### [YOUR GOAL]
Output each line exactly as it appears, skipping any embedded picture.

### [DATASET EXCERPT]
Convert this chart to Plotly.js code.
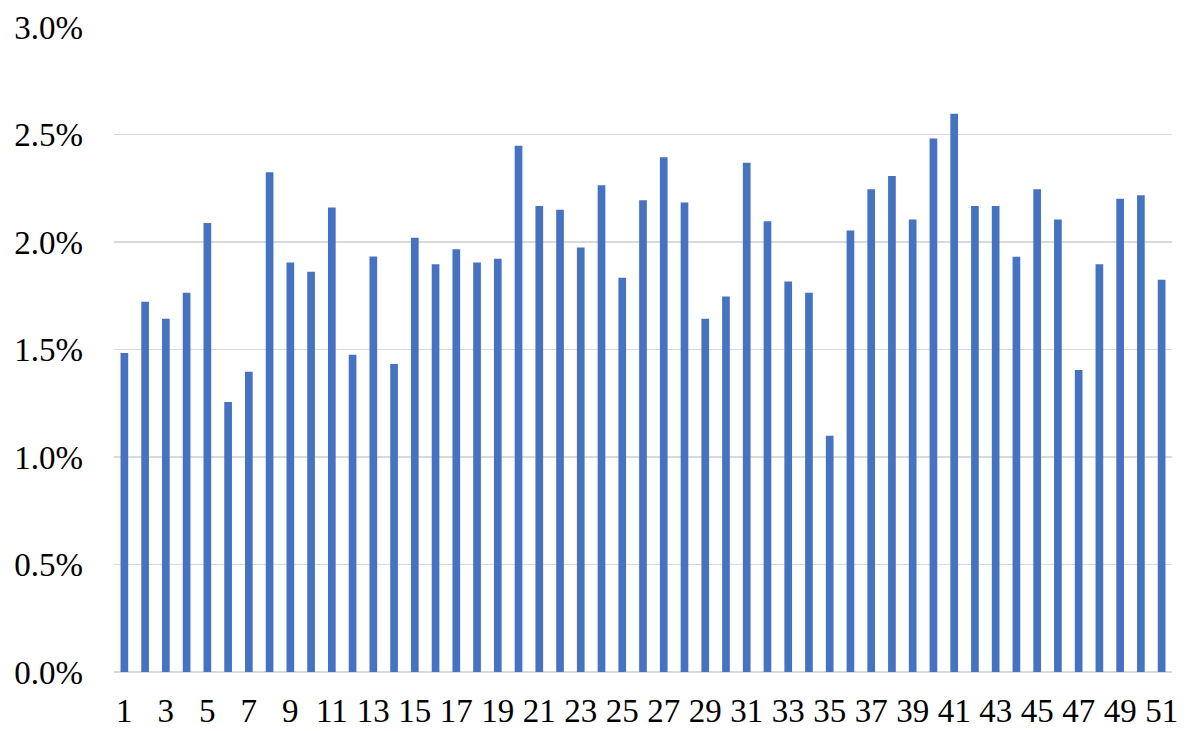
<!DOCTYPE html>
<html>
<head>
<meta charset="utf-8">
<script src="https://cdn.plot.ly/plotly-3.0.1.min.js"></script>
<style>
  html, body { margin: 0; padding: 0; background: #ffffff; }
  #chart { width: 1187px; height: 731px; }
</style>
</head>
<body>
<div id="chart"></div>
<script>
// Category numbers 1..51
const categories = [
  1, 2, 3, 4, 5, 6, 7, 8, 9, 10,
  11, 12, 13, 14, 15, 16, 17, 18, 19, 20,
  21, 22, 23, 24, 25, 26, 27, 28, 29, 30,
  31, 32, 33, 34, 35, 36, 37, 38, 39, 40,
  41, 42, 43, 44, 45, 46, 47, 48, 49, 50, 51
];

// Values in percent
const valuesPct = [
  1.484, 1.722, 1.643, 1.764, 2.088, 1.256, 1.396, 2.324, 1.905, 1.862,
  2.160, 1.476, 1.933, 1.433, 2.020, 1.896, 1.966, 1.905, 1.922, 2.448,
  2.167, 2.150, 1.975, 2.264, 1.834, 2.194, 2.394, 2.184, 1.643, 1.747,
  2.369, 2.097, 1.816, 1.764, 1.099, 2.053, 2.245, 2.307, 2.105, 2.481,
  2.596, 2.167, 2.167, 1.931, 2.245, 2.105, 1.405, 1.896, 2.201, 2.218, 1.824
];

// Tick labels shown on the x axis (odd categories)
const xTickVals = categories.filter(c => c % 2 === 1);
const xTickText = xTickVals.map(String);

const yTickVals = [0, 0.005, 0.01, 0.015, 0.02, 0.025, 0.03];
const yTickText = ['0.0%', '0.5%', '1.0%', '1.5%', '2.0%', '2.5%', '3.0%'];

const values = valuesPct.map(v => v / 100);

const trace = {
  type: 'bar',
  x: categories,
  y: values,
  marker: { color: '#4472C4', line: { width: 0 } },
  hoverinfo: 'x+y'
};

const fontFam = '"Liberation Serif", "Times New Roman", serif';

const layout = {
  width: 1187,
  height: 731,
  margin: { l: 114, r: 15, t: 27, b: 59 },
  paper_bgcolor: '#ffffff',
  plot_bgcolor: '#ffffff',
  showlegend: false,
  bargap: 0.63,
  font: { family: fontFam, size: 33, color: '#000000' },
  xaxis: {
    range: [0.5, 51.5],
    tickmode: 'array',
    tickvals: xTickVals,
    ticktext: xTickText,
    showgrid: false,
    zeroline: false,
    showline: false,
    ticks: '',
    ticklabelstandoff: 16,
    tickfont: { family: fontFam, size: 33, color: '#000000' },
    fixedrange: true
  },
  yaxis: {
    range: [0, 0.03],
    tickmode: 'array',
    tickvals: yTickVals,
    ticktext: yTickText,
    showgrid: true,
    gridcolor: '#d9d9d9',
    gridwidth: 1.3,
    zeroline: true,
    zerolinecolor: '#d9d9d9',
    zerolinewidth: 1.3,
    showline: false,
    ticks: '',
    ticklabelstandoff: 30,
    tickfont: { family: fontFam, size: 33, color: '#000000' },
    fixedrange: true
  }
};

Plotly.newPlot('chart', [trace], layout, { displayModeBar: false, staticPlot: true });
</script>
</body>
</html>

### [FINAL RESULT]
Convert this chart to Plotly.js code.
<!DOCTYPE html>
<html>
<head>
<meta charset="utf-8">
<script src="https://cdn.plot.ly/plotly-3.0.1.min.js"></script>
<style>
  html, body { margin: 0; padding: 0; background: #ffffff; }
  #chart { width: 1187px; height: 731px; }
</style>
</head>
<body>
<div id="chart"></div>
<script>
// Category numbers 1..51
const categories = [
  1, 2, 3, 4, 5, 6, 7, 8, 9, 10,
  11, 12, 13, 14, 15, 16, 17, 18, 19, 20,
  21, 22, 23, 24, 25, 26, 27, 28, 29, 30,
  31, 32, 33, 34, 35, 36, 37, 38, 39, 40,
  41, 42, 43, 44, 45, 46, 47, 48, 49, 50, 51
];

// Values in percent
const valuesPct = [
  1.484, 1.722, 1.643, 1.764, 2.088, 1.256, 1.396, 2.324, 1.905, 1.862,
  2.160, 1.476, 1.933, 1.433, 2.020, 1.896, 1.966, 1.905, 1.922, 2.448,
  2.167, 2.150, 1.975, 2.264, 1.834, 2.194, 2.394, 2.184, 1.643, 1.747,
  2.369, 2.097, 1.816, 1.764, 1.099, 2.053, 2.245, 2.307, 2.105, 2.481,
  2.596, 2.167, 2.167, 1.931, 2.245, 2.105, 1.405, 1.896, 2.201, 2.218, 1.824
];

// Tick labels shown on the x axis (odd categories)
const xTickVals = categories.filter(c => c % 2 === 1);
const xTickText = xTickVals.map(String);

const yTickVals = [0, 0.005, 0.01, 0.015, 0.02, 0.025, 0.03];
const yTickText = ['0.0%', '0.5%', '1.0%', '1.5%', '2.0%', '2.5%', '3.0%'];

const values = valuesPct.map(v => v / 100);

const trace = {
  type: 'bar',
  x: categories,
  y: values,
  marker: { color: '#4472C4', line: { width: 0 } },
  hoverinfo: 'x+y'
};

const fontFam = '"Liberation Serif", "Times New Roman", serif';

const layout = {
  width: 1187,
  height: 731,
  margin: { l: 114, r: 15, t: 27, b: 59 },
  paper_bgcolor: '#ffffff',
  plot_bgcolor: '#ffffff',
  showlegend: false,
  bargap: 0.63,
  font: { family: fontFam, size: 33, color: '#000000' },
  xaxis: {
    range: [0.5, 51.5],
    tickmode: 'array',
    tickvals: xTickVals,
    ticktext: xTickText,
    showgrid: false,
    zeroline: false,
    showline: false,
    ticks: '',
    ticklabelstandoff: 16,
    tickfont: { family: fontFam, size: 33, color: '#000000' },
    fixedrange: true
  },
  yaxis: {
    range: [0, 0.03],
    tickmode: 'array',
    tickvals: yTickVals,
    ticktext: yTickText,
    showgrid: true,
    gridcolor: '#d9d9d9',
    gridwidth: 1.3,
    zeroline: true,
    zerolinecolor: '#d9d9d9',
    zerolinewidth: 1.3,
    showline: false,
    ticks: '',
    ticklabelstandoff: 30,
    tickfont: { family: fontFam, size: 33, color: '#000000' },
    fixedrange: true
  }
};

Plotly.newPlot('chart', [trace], layout, { displayModeBar: false, staticPlot: true });
</script>
</body>
</html>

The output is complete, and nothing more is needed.